Task to complete:
Return the lines that follow, exactly as they appear, from the first through the one containing "import seaborn as sns"; no pictures are to be included.

** start Supplied material **

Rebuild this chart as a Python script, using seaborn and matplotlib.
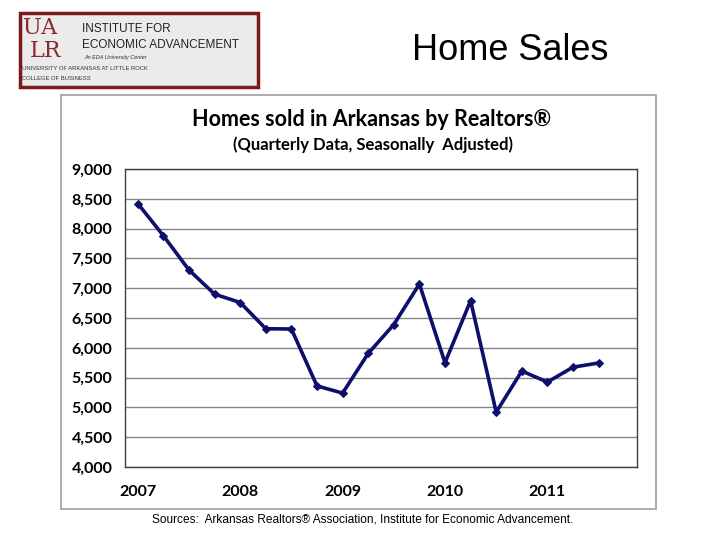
import numpy as np
import pandas as pd
import matplotlib
matplotlib.use('Agg')
import matplotlib.pyplot as plt
from matplotlib.patches import Rectangle
from matplotlib.ticker import FixedLocator, FuncFormatter
import seaborn as sns

# quarterly axis categories (last quarter has no data yet)
quarters = ['2007Q1', '2007Q2', '2007Q3', '2007Q4',
            '2008Q1', '2008Q2', '2008Q3', '2008Q4',
            '2009Q1', '2009Q2', '2009Q3', '2009Q4',
            '2010Q1', '2010Q2', '2010Q3', '2010Q4',
            '2011Q1', '2011Q2', '2011Q3', '2011Q4']
# homes sold, seasonally adjusted
sales = [8420, 7880, 7305, 6900, 6760, 6320, 6315, 5360, 5240, 5905,
         6390, 7070, 5750, 6790, 4920, 5610, 5425, 5675, 5745]
year_labels = ['2007', '2008', '2009', '2010', '2011']
y_ticks = [4000, 4500, 5000, 5500, 6000, 6500, 7000, 7500, 8000, 8500, 9000]

sns.set_style('white')
plt.rcParams['font.family'] = ['Lato', 'DejaVu Sans']
plt.rcParams['text.color'] = 'black'
plt.rcParams['xtick.color'] = 'black'
plt.rcParams['ytick.color'] = 'black'

df = pd.DataFrame({'quarter': quarters[:len(sales)], 'sales': sales})
df['pos'] = [quarters.index(q) for q in df['quarter']]

fig = plt.figure(figsize=(7.2, 5.4), dpi=100)
fig.patch.set_facecolor('white')
W, H = 720, 540


def fx(px):
    return px / W


def fy(py):
    return 1 - py / H


# outer chart frame
fig.patches.append(Rectangle((fx(61), fy(509)), fx(656) - fx(61), fy(95) - fy(509),
                             transform=fig.transFigure, fill=False,
                             ec='#a6a6a6', lw=1.3))

ax = fig.add_axes([fx(125), fy(467), fx(637) - fx(125), fy(169) - fy(467)])
sns.lineplot(data=df, x='pos', y='sales', ax=ax, color='#0e0e6c', lw=2.6,
             marker='D', markersize=4.5, markeredgecolor='#0e0e6c')

ax.set_xlim(-0.5, len(quarters) - 0.5)
ax.set_ylim(y_ticks[0], y_ticks[-1])
ax.set_yticks(y_ticks)
ax.yaxis.set_major_formatter(FuncFormatter(lambda v, p: f'{int(v):,}'))
ax.grid(axis='y', color='#868686', lw=1)
ax.set_axisbelow(True)

year_pos = [quarters.index(y + 'Q1') for y in year_labels]
ax.set_xticks(year_pos)
ax.set_xticklabels(year_labels)
ax.xaxis.set_minor_locator(FixedLocator(np.arange(-0.5, len(quarters), 1.0)))
ax.tick_params(axis='x', which='major', length=0, pad=13)
ax.tick_params(axis='x', which='minor', length=5, width=1, color='#404040', direction='out')
ax.tick_params(axis='y', length=5, width=1, color='#404040', direction='out', pad=4)
for lab in ax.get_xticklabels() + ax.get_yticklabels():
    lab.set_fontweight('bold')
    lab.set_fontsize(11.5)
for s in ax.spines.values():
    s.set_color('#404040')
    s.set_linewidth(1)
ax.set_xlabel('')
ax.set_ylabel('')

fig.text(fx(372), fy(119), 'Homes sold in Arkansas by Realtors\u00ae', ha='center', va='center',
         fontsize=15.5, fontweight='bold')
fig.text(fx(373), fy(145), '(Quarterly Data, Seasonally  Adjusted)', ha='center', va='center',
         fontsize=12, fontweight='bold')

# slide title and footer
fig.text(fx(510), fy(50), 'Home Sales', ha='center', va='center', fontsize=26,
         family='Liberation Sans')
fig.text(fx(363), fy(520), 'Sources:  Arkansas Realtors\u00ae Association, Institute for Economic Advancement.',
         ha='center', va='center', fontsize=8.6, family='Liberation Sans')

# logo block
fig.patches.append(Rectangle((fx(20), fy(87)), fx(258) - fx(20), fy(13) - fy(87),
                             transform=fig.transFigure, fc='#ebebeb',
                             ec='#7a1a1a', lw=2.5))
fig.text(fx(23), fy(28), 'UA', ha='left', va='center', fontsize=16, color='#8a2a2a',
         family='DejaVu Serif')
fig.text(fx(30), fy(51), 'LR', ha='left', va='center', fontsize=16, color='#8a2a2a',
         family='DejaVu Serif')
fig.text(fx(82), fy(29), 'INSTITUTE FOR', ha='left', va='center', fontsize=8.5,
         color='#222222', family='Liberation Sans')
fig.text(fx(82), fy(45), 'ECONOMIC ADVANCEMENT', ha='left', va='center', fontsize=8.5,
         color='#222222', family='Liberation Sans')
fig.text(fx(84), fy(57), 'An EDA University Center', ha='left', va='center', fontsize=4,
         color='#333333', family='Liberation Sans', style='italic')
fig.text(fx(22), fy(69), 'UNIVERSITY OF ARKANSAS AT LITTLE ROCK', ha='left', va='center',
         fontsize=4.2, color='#333333', family='Liberation Sans')
fig.text(fx(22), fy(79), 'COLLEGE OF BUSINESS', ha='left', va='center', fontsize=4.2,
         color='#333333', family='Liberation Sans')

fig.savefig('out.png', dpi=100)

** end Supplied material **

Completed task:
Rebuild this chart as a Python script, using seaborn and matplotlib.
import numpy as np
import pandas as pd
import matplotlib
matplotlib.use('Agg')
import matplotlib.pyplot as plt
from matplotlib.patches import Rectangle
from matplotlib.ticker import FixedLocator, FuncFormatter
import seaborn as sns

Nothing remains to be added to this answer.